Von Schweikert VR4JR Set Up


I just took delivery of a pair of VR4JRs last Saturday and am having difficultly getting the "wall" of pink noise described in the manual. They have about 100 hours break in at low to medium levels.

My thought is they may not be broken in enough to try to set them up at this point although that may not be correct.

My room is 14x12x7. Speakers are 8' apart on the long wall. Placement is 1.5' from back wall, 2.5' from right side and about 7' from left wall (room is irregular shaped). Listening seat is 8' from speakers.

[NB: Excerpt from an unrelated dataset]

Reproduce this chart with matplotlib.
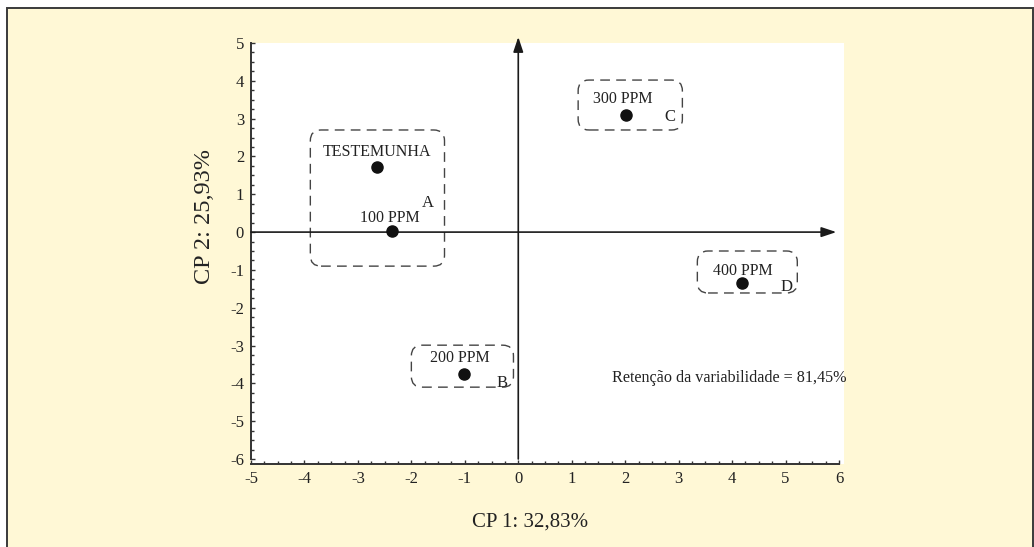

Any help would be appreciated even if it is to wait until the speakers are further broken in.
eetheredge

Showing 6 responses by maril555

Aball, what exactly do you mean, when you say "out of focus"? In my system they image rather well. Often times when listening to 2-ch. recording I have to get up and make sure that center channel is off. The center image is unbelievably stable and life-like, so is the image depth. On some well-recorded uncompressed material you can swear musicians are right behind the curtain covering the screen on the back wall and speakers "disappear" almost completely. Interestingly enough, on many older recordings the "imaging" is not all that good.
My speakers are well away from the back wall (7 ft.), exactly 1/3 of the room length, and the same distance apart. I'm still experimenting with the toe-in, but I have to say, that VR-4 JR's are not very sensitive to the toe-in, at least image-wise. Now I have mine with very slight degree of toe-in (5-10).
Again, YMMV. Regards.
Eetheredge, can you please let us know about the results of your experiments with placement and especially toe-in. Regards.
Could somebody clarify a pink noise frequency you using in a "ball of sound" test, please.
Also, what is your description of the "ball of sound" in the lay terms. I'm using 500 Hz test tone from Rives Audio test CD #2, and what I hear is a pretty strong center image with some depth to it, but I'm really having problem describing it as a "ball". Is it suppose to be round? Am I simply can't hear it, because my placement is off?, or it's something other than "a ball"?
Thank you for putting it back on the radar.
Oh, this mysterious "ball of pink noise".
Thank you, Tvad. I will try to find Stereophile CD, and I do have Robert Harley's book, which I actually used to place speakers.